-- BEGIN PROVIDED MATERIAL --
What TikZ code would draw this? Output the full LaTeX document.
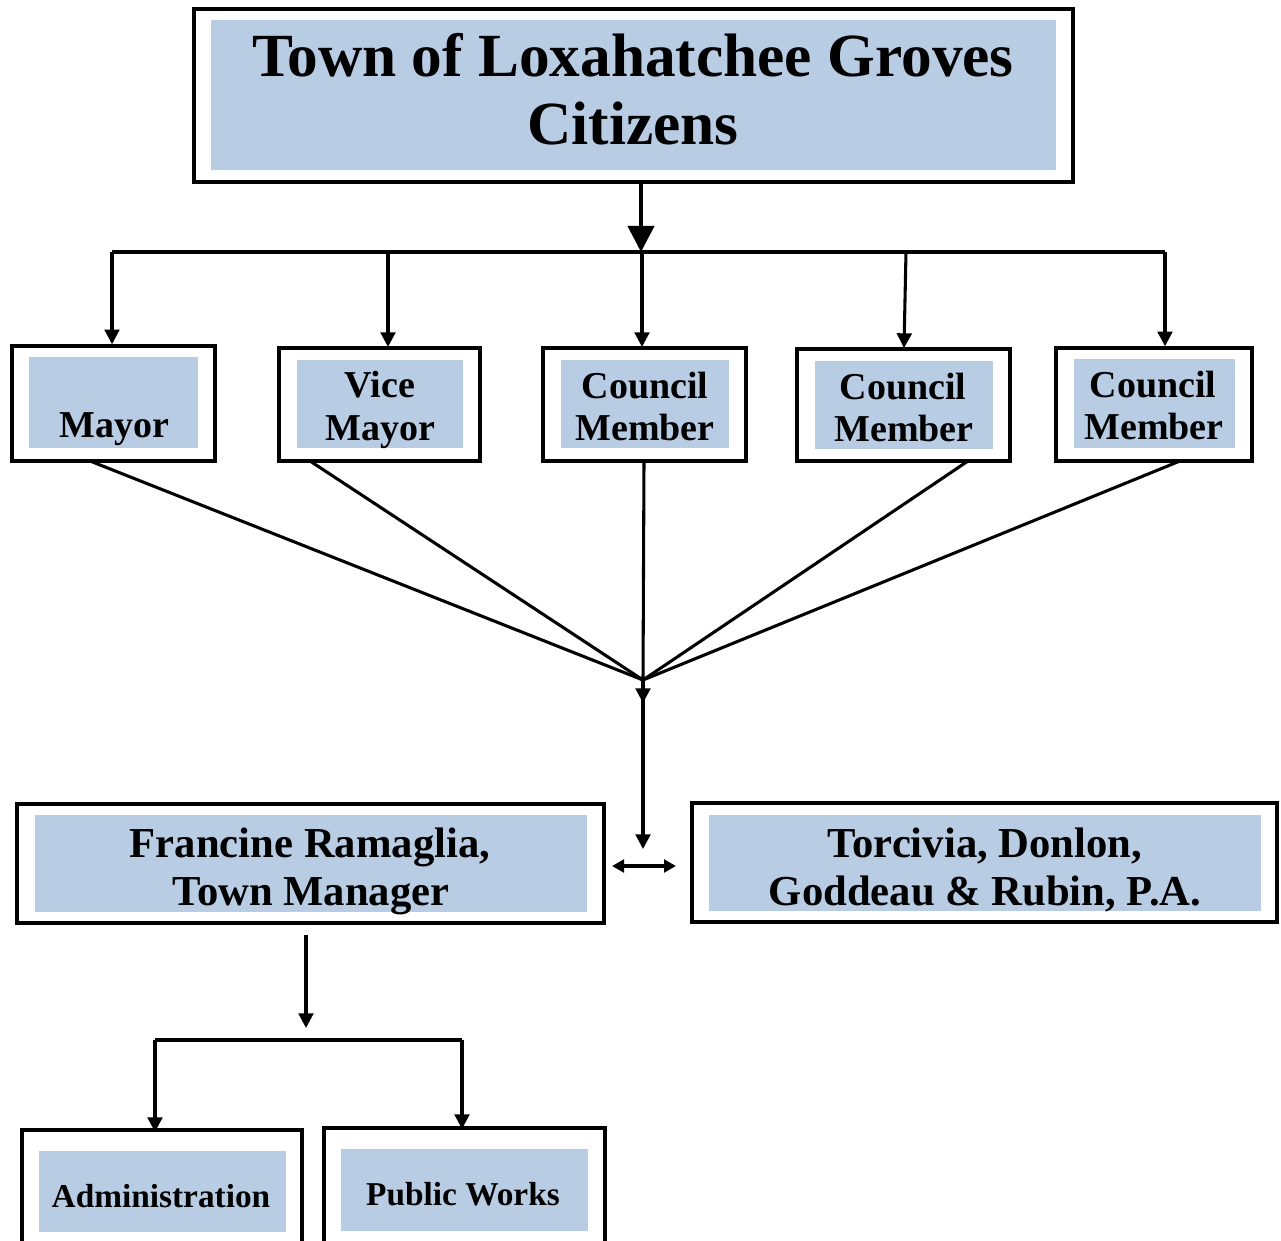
\documentclass[tikz,border=0pt]{standalone}
\usepackage{fontspec}
\setmainfont{Liberation Serif}
\usetikzlibrary{arrows.meta,fit}
\definecolor{boxblue}{HTML}{B8CCE4}
\begin{document}
\begin{tikzpicture}[x=0.75pt,y=-0.75pt,
  outerbox/.style={draw=black,line width=2.6pt,fill=white,inner sep=0pt},
  innerbox/.style={fill=boxblue,inner sep=0pt},
  txt/.style={inner sep=0pt,anchor=base,font=\bfseries},
  titletxt/.style={txt,font=\bfseries\fontsize{46}{50}\selectfont},
  midtxt/.style={txt,font=\bfseries\fontsize{28.5}{32}\selectfont},
  bigtxt/.style={txt,font=\bfseries\fontsize{32}{36}\selectfont},
  smalltxt/.style={txt,font=\bfseries\fontsize{25}{28}\selectfont},
  conn/.style={line width=2.3pt},
  arr/.style={conn,-{Triangle[width=11pt,length=11pt]}},
  bigarr/.style={line width=3pt,-{Triangle[width=19.5pt,length=19.5pt]}},
  dblarr/.style={conn,{Triangle[width=9.5pt,length=9pt]}-{Triangle[width=9.5pt,length=9pt]}}
]
\path[use as bounding box] (0,0) rectangle (1281,1241);
\clip (0,0) rectangle (1281,1241);

% top box
\node[outerbox,fit={(194,9) (1073,182)}] (top) {};
\node[innerbox,fit={(211,20) (1056,170)}] (topin) {};
\node[titletxt] (topt1) at (633,77) {Town of Loxahatchee Groves};
\node[titletxt] (topt2) at (633,145) {Citizens};

% row of officials
\node[outerbox,fit={(12,346) (215,461)}] (mayor) {};
\node[innerbox,fit={(29,357) (198,448)}] (mayorin) {};
\node[midtxt] (mayort) at (114,437) {Mayor};

\node[outerbox,fit={(279,348) (480,461)}] (vice) {};
\node[innerbox,fit={(297,360) (463,448)}] (vicein) {};
\node[midtxt] (vicet1) at (380,397) {Vice};
\node[midtxt] (vicet2) at (380,440) {Mayor};

\node[outerbox,fit={(543,348) (746,461)}] (cm1) {};
\node[innerbox,fit={(561,360) (729,448)}] (cm1in) {};
\node[midtxt] (cm1t1) at (645,398) {Council};
\node[midtxt] (cm1t2) at (645,440) {Member};

\node[outerbox,fit={(797,349) (1010,461)}] (cm2) {};
\node[innerbox,fit={(815,361) (993,449)}] (cm2in) {};
\node[midtxt] (cm2t1) at (903,399) {Council};
\node[midtxt] (cm2t2) at (904,441) {Member};

\node[outerbox,fit={(1056,348) (1252,461)}] (cm3) {};
\node[innerbox,fit={(1074,359) (1235,448)}] (cm3in) {};
\node[midtxt] (cm3t1) at (1153,397) {Council};
\node[midtxt] (cm3t2) at (1154,439) {Member};

% manager and attorneys
\node[outerbox,fit={(17,804) (604,923)}] (mgr) {};
\node[innerbox,fit={(35,815) (587,912)}] (mgrin) {};
\node[bigtxt] (mgrt1) at (310,857) {Francine Ramaglia,};
\node[bigtxt] (mgrt2) at (311,905) {Town Manager};

\node[outerbox,fit={(692,803) (1277,922)}] (law) {};
\node[innerbox,fit={(709,815) (1261,911)}] (lawin) {};
\node[bigtxt] (lawt1) at (985,857) {Torcivia, Donlon,};
\node[bigtxt] (lawt2) at (985,905) {Goddeau \& Rubin, P.A.};

% departments
\node[outerbox,fit={(22,1130) (302,1260)}] (adm) {};
\node[innerbox,fit={(39,1151) (286,1232)}] (admin) {};
\node[smalltxt] (admt) at (161,1207) {Administration};

\node[outerbox,fit={(324,1128) (605,1260)}] (pw) {};
\node[innerbox,fit={(341,1149) (588,1231)}] (pwin) {};
\node[smalltxt] (pwt) at (463,1205) {Public Works};

% connectors: citizens to officials
\coordinate (split) at (641,252);
\coordinate (barL) at (112,252);
\coordinate (barR) at (1165,252);
\draw[bigarr] (top.south -| split) -- (split);
\draw[conn] (barL) -- (barR);
\draw[arr] (barL) -- (barL |- mayor.north);
\draw[arr] (388,252) -- (388,347);
\draw[arr] (642,252) -- (642,347);
\draw[arr] (906,252) -- (904,348);
\draw[arr] (barR) -- (barR |- cm3.north);

% officials converge
\coordinate (hub) at (643,680);
\draw[conn] (90,461) -- (hub);
\draw[conn] (310,461) -- (hub);
\draw[conn] (644,461) -- (hub);
\draw[conn] (968,461) -- (hub);
\draw[conn] (1180,461) -- (hub);
\draw[arr] (hub) -- (643,703);
\draw[arr] (hub) -- (643,849);
\coordinate (dl) at (612,866);
\coordinate (dr) at (676,866);
\draw[dblarr] (dl) -- (dr);

% manager to departments
\coordinate (mgrout) at (306,935);
\coordinate (mgrend) at (306,1028);
\draw[arr] (mgrout) -- (mgrend);
\coordinate (bl) at (155,1040);
\coordinate (br) at (462,1040);
\draw[conn] (bl) -- (br);
\draw[arr] (bl) -- (155,1132);
\draw[arr] (br) -- (462,1129);
\end{tikzpicture}
\end{document}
-- END PROVIDED MATERIAL --
* **WHAT TO DO**
Give an exact reproduction of every line, leaving out any picture.

* **REPLY**
What TikZ code would draw this? Output the full LaTeX document.
\documentclass[tikz,border=0pt]{standalone}
\usepackage{fontspec}
\setmainfont{Liberation Serif}
\usetikzlibrary{arrows.meta,fit}
\definecolor{boxblue}{HTML}{B8CCE4}
\begin{document}
\begin{tikzpicture}[x=0.75pt,y=-0.75pt,
  outerbox/.style={draw=black,line width=2.6pt,fill=white,inner sep=0pt},
  innerbox/.style={fill=boxblue,inner sep=0pt},
  txt/.style={inner sep=0pt,anchor=base,font=\bfseries},
  titletxt/.style={txt,font=\bfseries\fontsize{46}{50}\selectfont},
  midtxt/.style={txt,font=\bfseries\fontsize{28.5}{32}\selectfont},
  bigtxt/.style={txt,font=\bfseries\fontsize{32}{36}\selectfont},
  smalltxt/.style={txt,font=\bfseries\fontsize{25}{28}\selectfont},
  conn/.style={line width=2.3pt},
  arr/.style={conn,-{Triangle[width=11pt,length=11pt]}},
  bigarr/.style={line width=3pt,-{Triangle[width=19.5pt,length=19.5pt]}},
  dblarr/.style={conn,{Triangle[width=9.5pt,length=9pt]}-{Triangle[width=9.5pt,length=9pt]}}
]
\path[use as bounding box] (0,0) rectangle (1281,1241);
\clip (0,0) rectangle (1281,1241);

% top box
\node[outerbox,fit={(194,9) (1073,182)}] (top) {};
\node[innerbox,fit={(211,20) (1056,170)}] (topin) {};
\node[titletxt] (topt1) at (633,77) {Town of Loxahatchee Groves};
\node[titletxt] (topt2) at (633,145) {Citizens};

% row of officials
\node[outerbox,fit={(12,346) (215,461)}] (mayor) {};
\node[innerbox,fit={(29,357) (198,448)}] (mayorin) {};
\node[midtxt] (mayort) at (114,437) {Mayor};

\node[outerbox,fit={(279,348) (480,461)}] (vice) {};
\node[innerbox,fit={(297,360) (463,448)}] (vicein) {};
\node[midtxt] (vicet1) at (380,397) {Vice};
\node[midtxt] (vicet2) at (380,440) {Mayor};

\node[outerbox,fit={(543,348) (746,461)}] (cm1) {};
\node[innerbox,fit={(561,360) (729,448)}] (cm1in) {};
\node[midtxt] (cm1t1) at (645,398) {Council};
\node[midtxt] (cm1t2) at (645,440) {Member};

\node[outerbox,fit={(797,349) (1010,461)}] (cm2) {};
\node[innerbox,fit={(815,361) (993,449)}] (cm2in) {};
\node[midtxt] (cm2t1) at (903,399) {Council};
\node[midtxt] (cm2t2) at (904,441) {Member};

\node[outerbox,fit={(1056,348) (1252,461)}] (cm3) {};
\node[innerbox,fit={(1074,359) (1235,448)}] (cm3in) {};
\node[midtxt] (cm3t1) at (1153,397) {Council};
\node[midtxt] (cm3t2) at (1154,439) {Member};

% manager and attorneys
\node[outerbox,fit={(17,804) (604,923)}] (mgr) {};
\node[innerbox,fit={(35,815) (587,912)}] (mgrin) {};
\node[bigtxt] (mgrt1) at (310,857) {Francine Ramaglia,};
\node[bigtxt] (mgrt2) at (311,905) {Town Manager};

\node[outerbox,fit={(692,803) (1277,922)}] (law) {};
\node[innerbox,fit={(709,815) (1261,911)}] (lawin) {};
\node[bigtxt] (lawt1) at (985,857) {Torcivia, Donlon,};
\node[bigtxt] (lawt2) at (985,905) {Goddeau \& Rubin, P.A.};

% departments
\node[outerbox,fit={(22,1130) (302,1260)}] (adm) {};
\node[innerbox,fit={(39,1151) (286,1232)}] (admin) {};
\node[smalltxt] (admt) at (161,1207) {Administration};

\node[outerbox,fit={(324,1128) (605,1260)}] (pw) {};
\node[innerbox,fit={(341,1149) (588,1231)}] (pwin) {};
\node[smalltxt] (pwt) at (463,1205) {Public Works};

% connectors: citizens to officials
\coordinate (split) at (641,252);
\coordinate (barL) at (112,252);
\coordinate (barR) at (1165,252);
\draw[bigarr] (top.south -| split) -- (split);
\draw[conn] (barL) -- (barR);
\draw[arr] (barL) -- (barL |- mayor.north);
\draw[arr] (388,252) -- (388,347);
\draw[arr] (642,252) -- (642,347);
\draw[arr] (906,252) -- (904,348);
\draw[arr] (barR) -- (barR |- cm3.north);

% officials converge
\coordinate (hub) at (643,680);
\draw[conn] (90,461) -- (hub);
\draw[conn] (310,461) -- (hub);
\draw[conn] (644,461) -- (hub);
\draw[conn] (968,461) -- (hub);
\draw[conn] (1180,461) -- (hub);
\draw[arr] (hub) -- (643,703);
\draw[arr] (hub) -- (643,849);
\coordinate (dl) at (612,866);
\coordinate (dr) at (676,866);
\draw[dblarr] (dl) -- (dr);

% manager to departments
\coordinate (mgrout) at (306,935);
\coordinate (mgrend) at (306,1028);
\draw[arr] (mgrout) -- (mgrend);
\coordinate (bl) at (155,1040);
\coordinate (br) at (462,1040);
\draw[conn] (bl) -- (br);
\draw[arr] (bl) -- (155,1132);
\draw[arr] (br) -- (462,1129);
\end{tikzpicture}
\end{document}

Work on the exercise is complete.